Carolyn Birdsall will be moderating a roundtable panel at the 2018 EYE International Conference entitled “Activating Audio Collections”. The EYE International Conference 2018 will take place at EYE-Amsterdam from Saturday 26 May to Tuesday 29 May 2018.

The discussion takes as its departure point recent strategies and challenges concerning access and attempts at ‘activating’ audio collections. How are stakeholders involved? Which role do artists play in featuring archival material? What is the potential role of researchers in initiatives, such as Europeana Sounds? What kinds of specific possibilities or problems appear with audio materials? What kinds of contextualisations are necessary for recorded audio? And what kinds of ethical considerations need to be taken into account? How do current trends at working interdisciplinarily generate new strategies and forms of collaborations in creating access and re-using the collections? How can gender and queer history be mediated by these archives? How can historic media materials reframe our understandings of national and colonial histories? The roundtable participants bring expertise of archives in different cultural contexts and have experience with work as researchers and artists using audio collections and/or promoting access.

The panel will be participated in by:

Carolyn Birdsall (moderator) is Assistant Professor of Media Studies at the University of Amsterdam.
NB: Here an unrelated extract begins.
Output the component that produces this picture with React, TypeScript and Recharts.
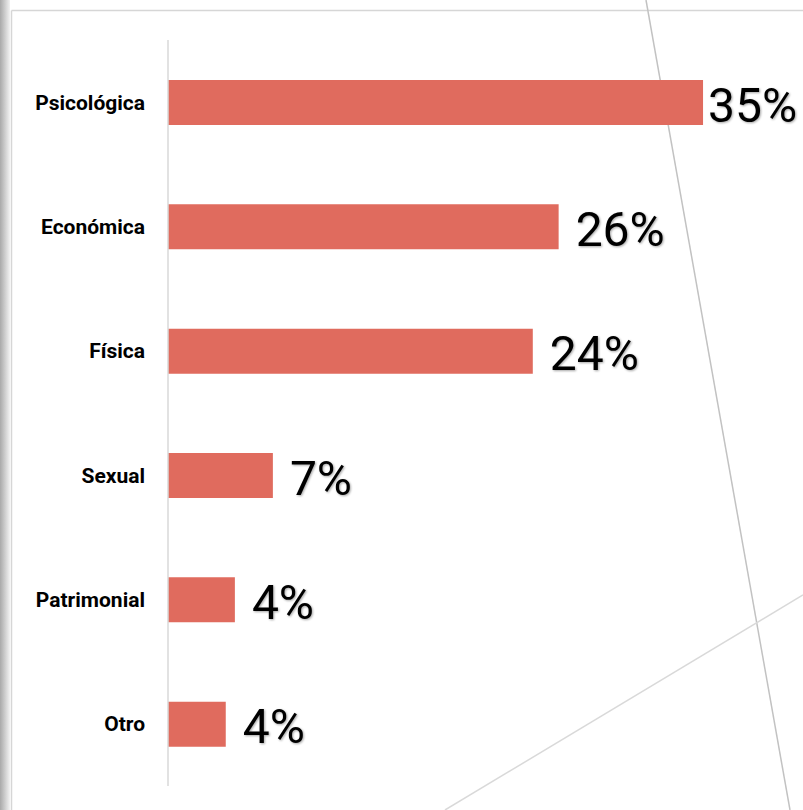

She teaches in the P&P programme, and her current research examines the early history of radio archiving in and beyond Europe.

John Ashley Burgoyne is Lecturer in Computational Musicology at the University of Amsterdam. He is the Project Leader on Hooked on Music, a music experiment and game that has now been played over 3 million times worldwide. Currently he is co-editing the new Oxford Handbook on Music Corpus Analysis.

Ricarda Franzen is Lecturer in Theatre Studies at the University of Amsterdam, and coordinates the programme of the MA Dramaturgy. Her doctoral research explores the history, contexts and possible uses of theatre sound archives. As a Dramaturge for radio plays, she has researched archival material for re-use in radio drama narratives.

Jennifer Hsieh is Anthropologist and Postdoctoral Researcher. She is currently completing a study entitled From Festival to Decibel: Making Noise in Urban Taiwan, which investigates the technological, bureaucratic, and informal practices underlying the production of environmental noise as a regulatory object in Taiwan, from the Japanese colonial period to the present.

Gregory Markus is Project Leader at the Netherlands Institute for Sound and Vision, where he runs the RE:VIVE initiative, focused on connecting the worlds of electronic music and cultural heritage developing new, simple and creative methods to present collections and increase awareness and re-use of open, digitized heritage collections.

meLê yamomo is Assistant Professor of Theatre Studies at the University of Amsterdam. He holds a PhD in Theatre/Musicology from the Ludwig-Maximilians-Universität Munich, and is also a Theatre Director and Composer. His current research project is entitled Sonic Entanglements: Listening to Modernities in Southeast Asian Sound Recordings (NWO-Veni, 2017-2021).